Dans cette lutte contre les groupes armées qui l’an dernier contrôlaient encore la majeure partie du territoire centrafricain avant d’être repoussés hors des principales agglomérations par les forces alliées, « le gouvernement vient de perdre un atout considérable » analyse notre source sécuritaire. Bouba informait très régulièrement le gouvernement sur les activités de la coalition rebelle CPC de l’ancien président François Bozizé, qui a tenté de prendre Bangui par les armes au mois de janvier 2021. Bouba aurait été jusqu’à créer une branche dissidente au sein de l’UPC, destinée à déstabiliser le mouvement notamment en organisant le désarmement de quelques dizaines de combattants, indique la même source.
Bouba hors-jeu, le chef de l’UPC Darassa s’en frotte probablement les mains. Le ministre de l’Élevage était également réputé proche des « instructeurs russes » qui combattent aux côtés de l’armée centrafricaine, suspectés par l’Onu d’être recrutés par la société militaire privée Wagner et de s’être rendus coupables de graves exactions durant la contre-offensive menée ces derniers mois par l’armée centrafricaine contre une quinzaine de groupes rebelles.
Le gouvernement centrafricain a-t-il été mis au courant ? Le président Touadéra a-t-il donné son accord ? Que contient le dossier d’instruction ? De nombreuses questions restent en suspens et notamment ses conditions de détention : Bouba est actuellement détenu au camp de Roux, qui sert aussi de quartier général aux « instructeurs russes » présents en RCA.

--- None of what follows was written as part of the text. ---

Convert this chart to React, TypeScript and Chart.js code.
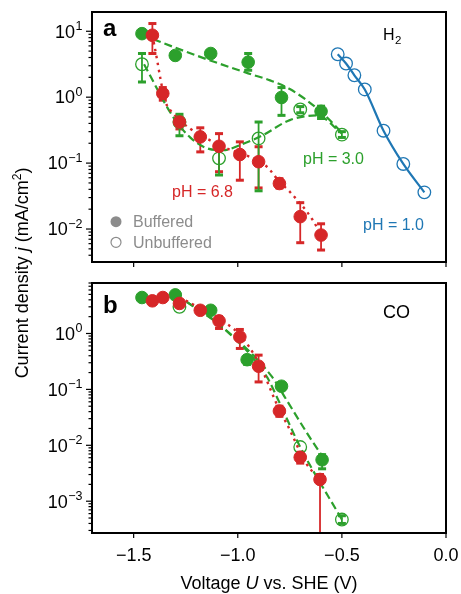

Une audience est annoncée à la CPS, vendredi 26 novembre, qui doit décider de la prolongation ou non de sa détention provisoire. Selon notre décompte, à ce jour plus de vingt personnes ont été placées depuis la mi-2019 en détention provisoire par la CPS, qui ne communique pas à ce sujet et dont le premier procès se fait attendre.